Apparently spurred by DeMaio's ads and fliers, the city’s ethics commission released a "Fact Sheet on Independent Expenditures and Express Advocacy" in October 2004, according to a Daily Transcript story.
"That prompted DeMaio's attorney, San Francisco-based Jim Sutton of The Sutton Law Firm, to upbraid the agency for potentially 'chilling free speech' two weeks before a major election," the story said.
San Diego Citizens for Accountable Government also backed ballot initiatives for pension reform and a strong mayor and opposed an increase in the hotel-motel tax. DeMaio and Manchester also both supported Steve Francis in his failed mayoral bid against Mayor Jerry Sanders.
Despite their mutual agreement on and support of many causes and candidates, DeMaio and the new Union-Tribune owners differ slightly in their positions on a new Chargers stadium. While Manchester and Lynch support a new stadium and Lynch has called those who oppose its construction "obstructionists," DeMaio's support is more tepid.
DeMaio has proposed a public-private partnership to create an "integrated sports and entertainment district downtown" and wants to cap the amount of general funds the city spends on the stadium at its current funding level, according to Puetz.

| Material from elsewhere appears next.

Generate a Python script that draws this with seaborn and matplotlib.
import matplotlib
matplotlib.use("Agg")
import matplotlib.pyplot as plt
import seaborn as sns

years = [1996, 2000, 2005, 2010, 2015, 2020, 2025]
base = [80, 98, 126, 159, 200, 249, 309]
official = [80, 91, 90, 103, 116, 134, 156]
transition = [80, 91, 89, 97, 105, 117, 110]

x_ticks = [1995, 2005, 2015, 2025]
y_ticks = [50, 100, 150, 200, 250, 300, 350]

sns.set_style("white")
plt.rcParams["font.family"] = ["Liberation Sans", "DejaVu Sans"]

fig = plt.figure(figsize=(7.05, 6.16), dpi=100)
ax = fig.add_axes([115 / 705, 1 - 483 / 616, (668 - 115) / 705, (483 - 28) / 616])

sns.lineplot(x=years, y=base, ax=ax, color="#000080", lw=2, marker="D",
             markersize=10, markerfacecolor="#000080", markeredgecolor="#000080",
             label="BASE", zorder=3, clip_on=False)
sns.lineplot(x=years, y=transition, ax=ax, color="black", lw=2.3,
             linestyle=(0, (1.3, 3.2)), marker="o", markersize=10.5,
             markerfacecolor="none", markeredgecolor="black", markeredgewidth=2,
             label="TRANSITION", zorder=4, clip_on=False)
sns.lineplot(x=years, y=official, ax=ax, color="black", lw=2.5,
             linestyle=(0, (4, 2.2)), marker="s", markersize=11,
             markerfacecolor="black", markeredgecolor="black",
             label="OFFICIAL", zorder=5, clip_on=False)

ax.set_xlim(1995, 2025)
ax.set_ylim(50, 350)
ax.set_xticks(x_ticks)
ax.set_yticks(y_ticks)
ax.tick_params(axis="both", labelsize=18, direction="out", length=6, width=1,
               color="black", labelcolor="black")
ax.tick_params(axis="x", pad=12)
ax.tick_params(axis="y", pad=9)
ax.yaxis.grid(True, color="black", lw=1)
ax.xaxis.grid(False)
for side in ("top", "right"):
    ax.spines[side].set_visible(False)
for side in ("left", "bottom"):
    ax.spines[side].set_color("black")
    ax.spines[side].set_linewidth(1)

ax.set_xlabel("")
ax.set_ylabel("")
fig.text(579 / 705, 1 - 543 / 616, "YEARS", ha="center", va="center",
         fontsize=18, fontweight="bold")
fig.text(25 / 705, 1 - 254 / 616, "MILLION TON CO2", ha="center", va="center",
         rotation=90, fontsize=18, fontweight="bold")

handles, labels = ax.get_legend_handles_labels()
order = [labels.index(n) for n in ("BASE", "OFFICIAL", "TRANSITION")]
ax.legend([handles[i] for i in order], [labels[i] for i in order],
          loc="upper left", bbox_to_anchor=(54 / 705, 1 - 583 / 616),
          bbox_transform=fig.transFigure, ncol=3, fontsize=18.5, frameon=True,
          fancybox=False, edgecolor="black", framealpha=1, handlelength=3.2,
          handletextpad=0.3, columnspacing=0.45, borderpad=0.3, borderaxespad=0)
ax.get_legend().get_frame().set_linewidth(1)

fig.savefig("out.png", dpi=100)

But Puetz said he does not consider DeMaio's position as obstructionist.
"Carl’s approach to the stadium challenge reflects his style of always focusing on solving problems by embracing innovative and creative ideas — and building a consensus around those ideas," he wrote.
If DeMaio becomes mayor, his supporters, including Manchester, will not influence his political decisions, Puetz said.
"Of all the candidates running, DeMaio has shown he is the most independent voice who consistently fights for the interests of everyday taxpayers," he wrote.
Puetz avoided a question about whether Manchester will continue to support DeMaio now that Manchester owns the Union-Tribune.
"Carl is confident Doug Manchester will continue to fight for responsible and accountable government — and a jobs-friendly environment for our local businesses," Puetz wrote.